(TASK STATEMENT)
Reproduce every line in the listing that contains the word "this".

(Source code of charts)
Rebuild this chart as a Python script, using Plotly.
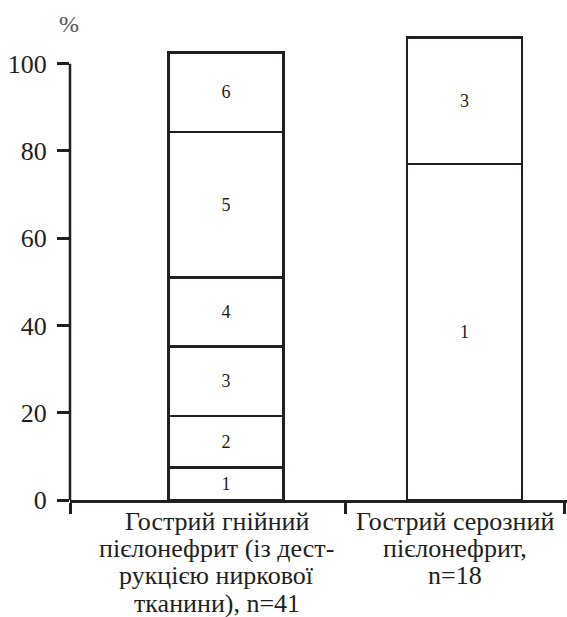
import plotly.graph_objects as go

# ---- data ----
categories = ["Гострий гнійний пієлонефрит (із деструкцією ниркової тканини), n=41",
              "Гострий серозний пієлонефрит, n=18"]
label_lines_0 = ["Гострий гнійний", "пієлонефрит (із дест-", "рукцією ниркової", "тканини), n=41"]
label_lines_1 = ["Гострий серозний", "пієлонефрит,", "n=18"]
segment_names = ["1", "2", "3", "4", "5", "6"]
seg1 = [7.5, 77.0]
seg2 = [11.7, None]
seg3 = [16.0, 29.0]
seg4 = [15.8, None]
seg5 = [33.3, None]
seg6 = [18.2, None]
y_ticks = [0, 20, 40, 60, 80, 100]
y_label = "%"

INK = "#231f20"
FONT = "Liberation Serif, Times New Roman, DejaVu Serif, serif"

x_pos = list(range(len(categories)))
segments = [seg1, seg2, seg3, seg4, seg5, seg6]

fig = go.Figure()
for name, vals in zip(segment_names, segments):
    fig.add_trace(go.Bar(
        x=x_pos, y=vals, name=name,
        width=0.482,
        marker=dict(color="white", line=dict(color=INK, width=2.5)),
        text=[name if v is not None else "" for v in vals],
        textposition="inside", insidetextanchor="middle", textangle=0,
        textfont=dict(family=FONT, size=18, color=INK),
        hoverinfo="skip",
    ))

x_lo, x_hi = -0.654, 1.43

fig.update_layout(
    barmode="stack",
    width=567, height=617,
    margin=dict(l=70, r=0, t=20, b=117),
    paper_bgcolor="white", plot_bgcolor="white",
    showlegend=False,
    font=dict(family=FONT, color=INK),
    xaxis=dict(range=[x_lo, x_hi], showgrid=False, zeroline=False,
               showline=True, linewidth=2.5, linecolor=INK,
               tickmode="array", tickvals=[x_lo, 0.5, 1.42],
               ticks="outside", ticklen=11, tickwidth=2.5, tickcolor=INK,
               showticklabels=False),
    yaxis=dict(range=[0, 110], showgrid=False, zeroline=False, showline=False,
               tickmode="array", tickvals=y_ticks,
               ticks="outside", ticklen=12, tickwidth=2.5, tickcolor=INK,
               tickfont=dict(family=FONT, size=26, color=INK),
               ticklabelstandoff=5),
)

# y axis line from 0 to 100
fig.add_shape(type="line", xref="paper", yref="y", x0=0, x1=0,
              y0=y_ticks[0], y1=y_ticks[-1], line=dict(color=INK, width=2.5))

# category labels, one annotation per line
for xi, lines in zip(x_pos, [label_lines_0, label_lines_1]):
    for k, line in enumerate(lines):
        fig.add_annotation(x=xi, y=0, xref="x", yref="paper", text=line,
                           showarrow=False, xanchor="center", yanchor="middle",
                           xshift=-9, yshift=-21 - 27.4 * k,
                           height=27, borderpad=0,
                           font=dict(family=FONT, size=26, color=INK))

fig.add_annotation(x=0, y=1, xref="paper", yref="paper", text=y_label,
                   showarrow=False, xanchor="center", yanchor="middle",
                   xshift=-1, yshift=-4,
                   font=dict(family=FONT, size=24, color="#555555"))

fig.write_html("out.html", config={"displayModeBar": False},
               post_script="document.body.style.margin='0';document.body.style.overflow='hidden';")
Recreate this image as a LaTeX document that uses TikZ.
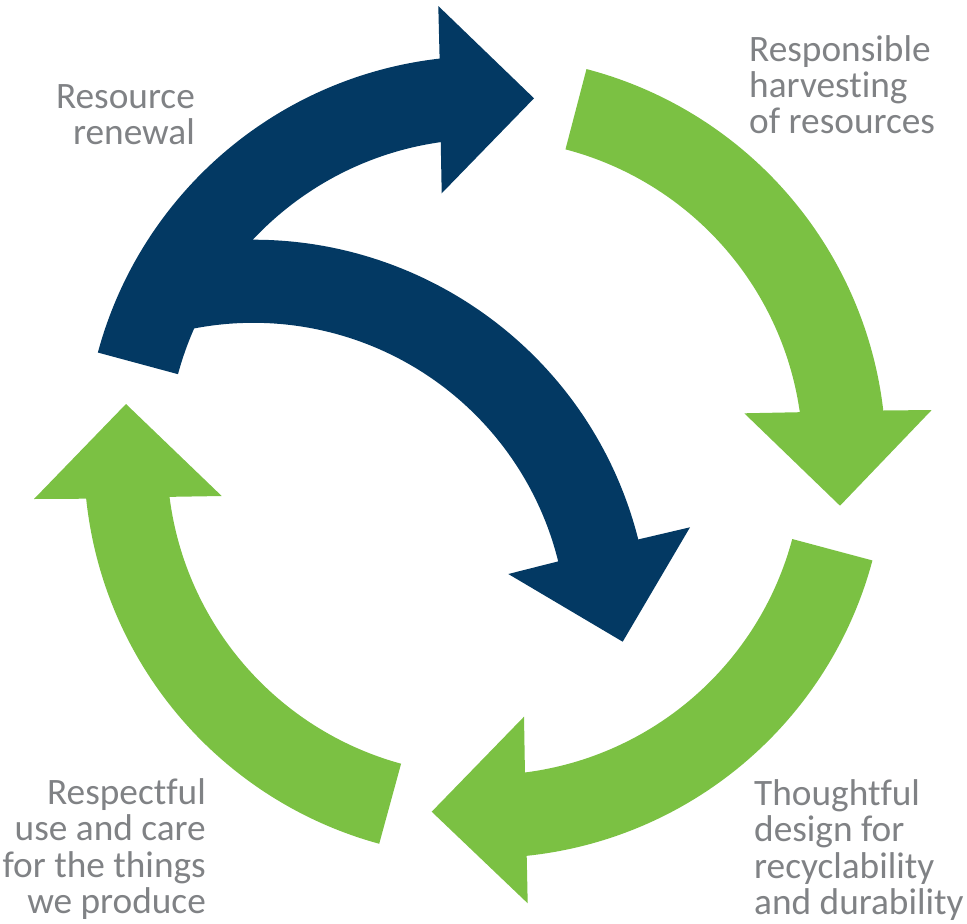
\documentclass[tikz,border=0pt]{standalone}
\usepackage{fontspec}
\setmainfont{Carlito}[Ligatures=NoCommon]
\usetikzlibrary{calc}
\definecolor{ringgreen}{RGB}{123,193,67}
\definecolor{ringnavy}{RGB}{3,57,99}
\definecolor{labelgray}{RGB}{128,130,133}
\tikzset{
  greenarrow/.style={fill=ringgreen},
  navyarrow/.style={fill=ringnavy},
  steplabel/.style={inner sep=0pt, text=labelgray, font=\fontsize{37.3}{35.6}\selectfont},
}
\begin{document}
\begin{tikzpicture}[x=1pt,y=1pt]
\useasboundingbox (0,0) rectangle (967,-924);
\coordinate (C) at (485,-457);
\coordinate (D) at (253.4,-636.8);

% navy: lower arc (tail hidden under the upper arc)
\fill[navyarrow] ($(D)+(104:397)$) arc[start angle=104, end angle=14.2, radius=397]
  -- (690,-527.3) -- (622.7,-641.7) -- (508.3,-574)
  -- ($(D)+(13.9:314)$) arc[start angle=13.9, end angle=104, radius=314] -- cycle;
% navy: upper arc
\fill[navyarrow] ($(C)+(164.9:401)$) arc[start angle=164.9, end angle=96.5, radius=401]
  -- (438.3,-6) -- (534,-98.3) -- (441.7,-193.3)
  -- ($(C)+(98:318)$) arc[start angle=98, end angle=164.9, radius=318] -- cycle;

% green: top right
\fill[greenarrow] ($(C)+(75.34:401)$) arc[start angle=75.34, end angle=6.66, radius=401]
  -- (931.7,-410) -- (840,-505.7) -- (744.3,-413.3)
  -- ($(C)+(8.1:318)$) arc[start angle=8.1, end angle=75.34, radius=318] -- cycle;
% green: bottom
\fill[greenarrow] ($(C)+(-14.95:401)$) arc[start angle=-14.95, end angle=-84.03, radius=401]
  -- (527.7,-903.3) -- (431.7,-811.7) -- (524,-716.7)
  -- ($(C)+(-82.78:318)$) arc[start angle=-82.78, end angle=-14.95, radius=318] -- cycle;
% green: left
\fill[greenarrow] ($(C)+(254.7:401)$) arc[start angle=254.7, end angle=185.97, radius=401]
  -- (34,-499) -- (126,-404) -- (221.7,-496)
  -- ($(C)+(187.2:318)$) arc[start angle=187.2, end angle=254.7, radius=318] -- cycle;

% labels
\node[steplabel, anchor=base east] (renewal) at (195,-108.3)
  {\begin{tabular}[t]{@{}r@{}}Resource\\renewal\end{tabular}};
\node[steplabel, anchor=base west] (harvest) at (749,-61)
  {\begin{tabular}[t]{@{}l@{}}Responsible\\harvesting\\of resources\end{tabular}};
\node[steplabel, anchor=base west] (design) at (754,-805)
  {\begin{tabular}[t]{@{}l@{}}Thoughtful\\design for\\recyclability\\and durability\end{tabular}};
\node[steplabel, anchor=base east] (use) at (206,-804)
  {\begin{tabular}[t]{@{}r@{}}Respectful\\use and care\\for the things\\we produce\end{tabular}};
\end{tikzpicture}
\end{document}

(OUTPUT OF THE TASK)
Rebuild this chart as a Python script, using Plotly.
Recreate this image as a LaTeX document that uses TikZ.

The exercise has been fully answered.